Ours was a sports-obsessed home, and when our kids were little we anticpated many looks during each game or match. We always sat in the same spot in the bleachers to minimize the distraction of searching for us. As they got older, they tried to stifle the looks, to appear cool and unconcerned with what the family fans were thinking, but we caught them looking anyway. Fleeting checks from the corners of their eyes while bringing the ball down the basketball court or striding across the tennis court after serving an ace. For certain of the looks, I had a trademark response our kids came to expect: I held my right fist over my heart and tapped my chest a couple times, symbolizing…well I’m not absolutely sure what I was trying to convey. Probably heartfelt pride in their accomplishment. Or maybe it was a sign of gratitude for having healthy and happy kids, and for being blessed to witness their small triumphs. Or relief that we could offer a silver lining on the car ride home after an otherwise crushing defeat. Not every two-point basket or single up the middle earned a heart tap. Game winning 3-pointers and walk-off base hits usually did. Sometimes I added a flourish to the chest tap by pointing my finger at my young star, as if to say “this tap is for you.”

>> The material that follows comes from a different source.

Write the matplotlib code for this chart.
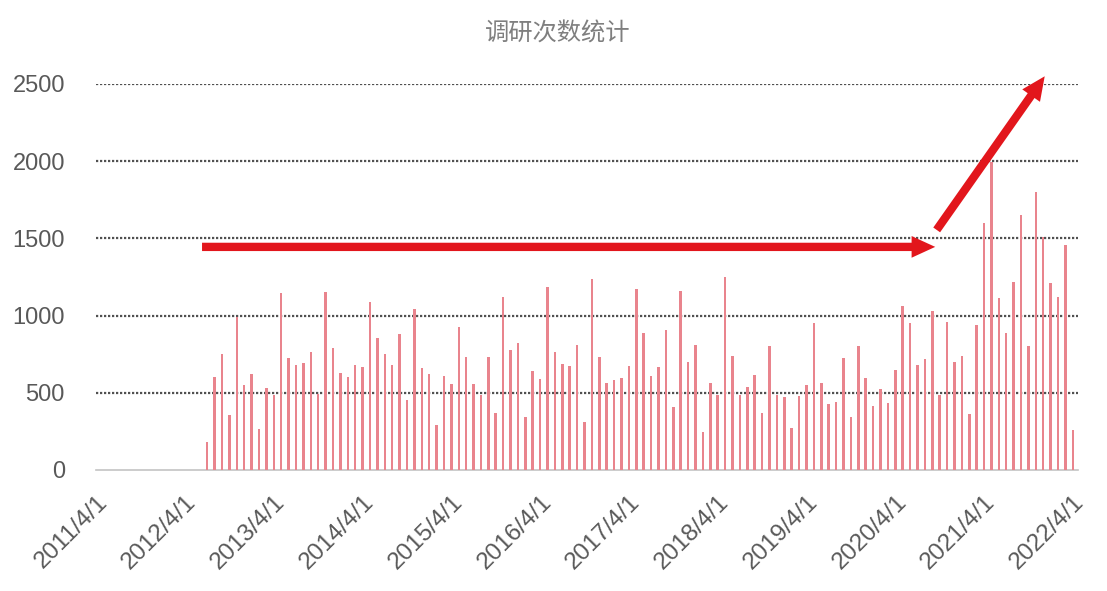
import numpy as np
import pandas as pd
import matplotlib
matplotlib.use("Agg")
from matplotlib import pyplot as plt
from matplotlib.patches import FancyArrowPatch

# monthly survey counts, first bar = 2012/7, last bar = 2022/4
first_month = "2012-07"
counts = [184, 600, 752, 356, 994, 549, 620, 264, 529, 486,
          1145, 724, 680, 691, 767, 492, 1156, 793, 626, 605,
          680, 665, 1086, 853, 750, 680, 881, 454, 1041, 659,
          620, 292, 611, 557, 929, 734, 555, 486, 730, 367,
          1123, 778, 825, 346, 642, 588, 1184, 767, 687, 674,
          810, 313, 1238, 730, 562, 583, 594, 674, 1173, 886,
          609, 665, 907, 406, 1162, 698, 810, 248, 562, 486,
          1248, 739, 486, 540, 616, 367, 804, 486, 475, 270,
          480, 551, 950, 562, 426, 438, 724, 346, 804, 594,
          415, 523, 432, 648, 1063, 950, 680, 717, 1032, 486,
          961, 702, 739, 363, 940, 1598, 1997, 1112, 885, 1220,
          1652, 803, 1803, 1507, 1209, 1123, 1457, 259]
tick_labels = ["2011/4/1", "2012/4/1", "2013/4/1", "2014/4/1", "2015/4/1", "2016/4/1",
               "2017/4/1", "2018/4/1", "2019/4/1", "2020/4/1", "2021/4/1", "2022/4/1"]
y_ticks = [0, 500, 1000, 1500, 2000, 2500]
title = "调研次数统计"

# arrow end points (month index from 2011/4, count)
flat_arrow = [(14.3, 1445), (113.4, 1445)]
up_arrow = [(113.6, 1555), (128.2, 2550)]

months = pd.period_range(first_month, periods=len(counts), freq="M")
x = np.array([(m.year - 2011) * 12 + m.month - 4 for m in months])

plt.rcParams['font.family'] = ['Liberation Sans', 'DejaVu Sans']
fig = plt.figure(figsize=(11.07, 5.91), dpi=100)
ax = fig.add_axes([95.5 / 1107, 1 - 470 / 591, (1078 - 95.5) / 1107, (470 - 84) / 591])

ax.bar(x, counts, width=0.34, color='#e9848d', zorder=3)

ax.set_xlim(-0.1, 132.7)
ax.set_ylim(0, 2500)
ax.set_yticks(y_ticks)
ax.set_yticklabels([str(v) for v in y_ticks], fontsize=17, color='#595959')
ax.set_xticks(np.arange(0, 12 * len(tick_labels), 12))
ax.set_xticklabels(tick_labels, fontsize=17.5, color='#595959', rotation=45,
                   ha='right', va='top', rotation_mode='anchor')
ax.tick_params(axis='y', length=0, pad=22)
ax.tick_params(axis='x', length=0, pad=15)

ax.yaxis.grid(True, linestyle=(0, (1.0, 0.8)), color='#505050', lw=1.6, zorder=1)
ax.get_ygridlines()[0].set_visible(False)
for s in ['top', 'right', 'left']:
    ax.spines[s].set_visible(False)
ax.spines['bottom'].set_color('#c4c4c4')
ax.spines['bottom'].set_linewidth(1.2)

for (a, b) in [flat_arrow, up_arrow]:
    arr = FancyArrowPatch(a, b, arrowstyle='simple,head_width=0.78,head_length=0.85,tail_width=0.3',
                          mutation_scale=20, color='#e2161c', lw=0, shrinkA=0, shrinkB=0,
                          clip_on=False, zorder=6)
    ax.add_patch(arr)

fig.text(0.504, 0.944, title, ha='center', va='center', fontsize=17.5, color='#7f7f7f',
         family=['Noto Sans CJK SC', 'DejaVu Sans'])

fig.savefig('out.png', dpi=100)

Our kids are grown and living away from home, so it’s rare for us to get the look these days. When our daughter was leaving for graduate school a couple years ago, she turned to wave before entering the airport security line and gave us the look. I choked up, and tapped my chest. When our oldest son took the oath for the New York State Bar, he gave us the look, and again I choked up and tapped my chest. A couple years earlier at his wedding he didn’t give us the look – he saved it for his wife. We forgave him.

Earlier this summer, as our youngest son marched in with hundreds of his classmates to receive his college diploma, he turned to us in the audience and gave us the look. This one was a prolonged look, a cumulative look for all the smaller achievements we missed seeing that led to this moment. As he met our eyes, he raised his hands in the air in a celebratory gesture, mouthing “thank you.” I gently tapped my chest, and pointed straight at him.